Rear courtyard, near Anderson Ave., West Bronx, 2012. Note the traditional New York City fire escapes mounted on the walls and the razor wire atop the original wrought iron fencing in the foreground. (Fuji X100) Click to enlarge.
In the 1920s and 30s Art Deco facades came to define the face of the west Bronx but, for decades, it was the unadorned rear courtyards and fire escapes of the very same buildings embodied the raw life of the neighborhood. Fire escapes served as balconies, summer sleeping quarters, laundry racks, improvised gardens, and winter-time ice boxes. Socially, they were settings for family dramas and neighborly dialogues from the mundane to a theatricality worthy of Ben Hecht or Clifford Odets.

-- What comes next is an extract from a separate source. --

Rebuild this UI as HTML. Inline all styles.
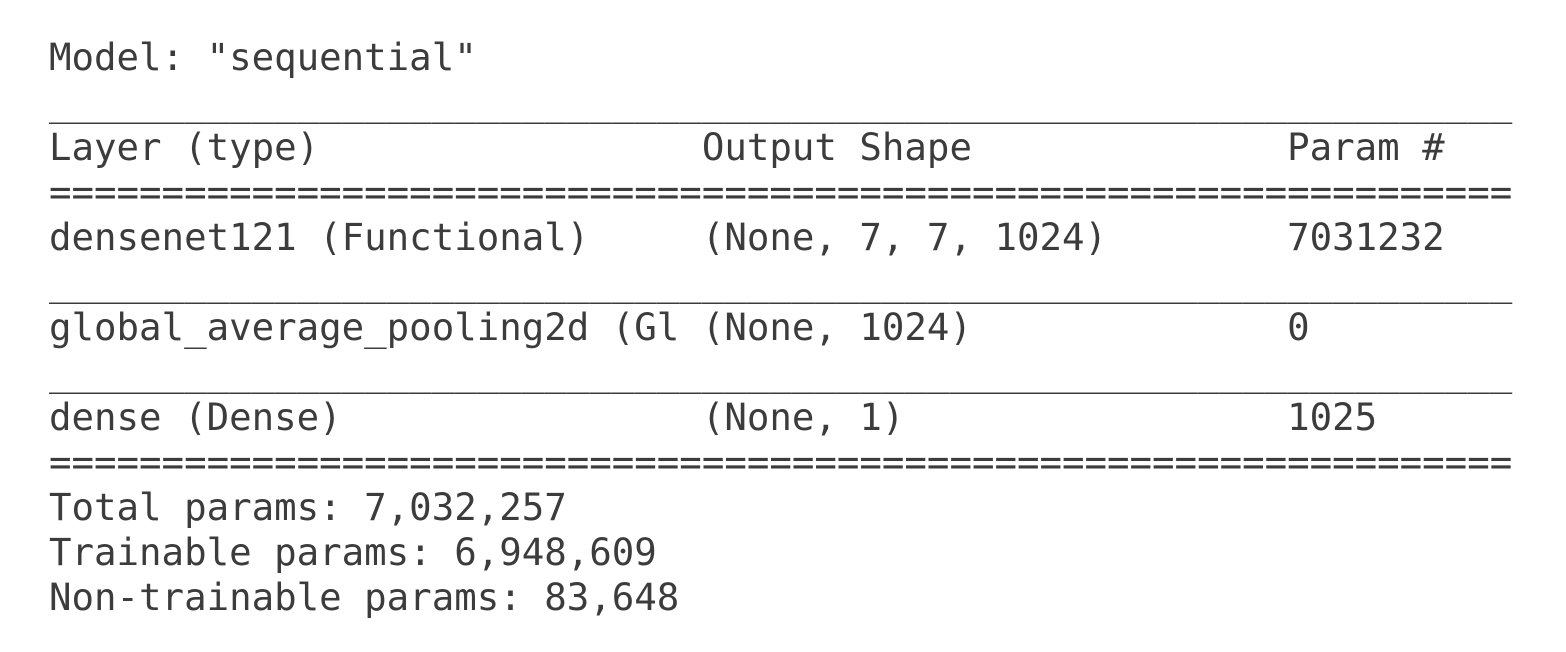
<!DOCTYPE html>
<html><head><meta charset="utf-8"><style>
html,body{margin:0;padding:0;background:#fff;width:1566px;height:652px;overflow:hidden}
pre{position:absolute;left:49px;top:35px;margin:0;font-family:"DejaVu Sans Mono","Liberation Mono",monospace;font-size:37.4px;line-height:45px;color:#3c3c3c;white-space:pre}
</style></head><body>
<pre><span>Model: "sequential"</span>
_________________________________________________________________
<span>Layer (type)                 Output Shape              Param #   </span>
=================================================================
<span>densenet121 (Functional)     (None, 7, 7, 1024)        7031232   </span>
_________________________________________________________________
<span>global_average_pooling2d (Gl (None, 1024)              0         </span>
_________________________________________________________________
<span>dense (Dense)                (None, 1)                 1025      </span>
=================================================================
<span>Total params: 7,032,257</span>
<span>Trainable params: 6,948,609</span>
<span>Non-trainable params: 83,648</span></pre>
</body></html>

A half century ago, the construction of Robert Moses’s Cross Bronx Expressway cut a ghettoizing east-west slash across the Bronx, isolating the southern half of the borough. This and New York’s tough, dangerous, drug years of the 1970s turned Bronx courtyards from domains of life to domains of danger. Will the present decade see the removal of razor wire or its reinforcement and expansion? Will it bring the integration of this magnificent neighborhood into citywide trends or its continued marginalization? Will it fall victim to gentrification or the “cool” settlements of “hipsters” that have “ethnically-cleansed” darker skinned, lower income, and gray haired folks from large swaths of Brooklyn? Comments are welcome.
beside your deep understanding of composition your are very good storyteller…
Many thanks, Ali. It is good to receive such a compliment from an insightful critic (you!).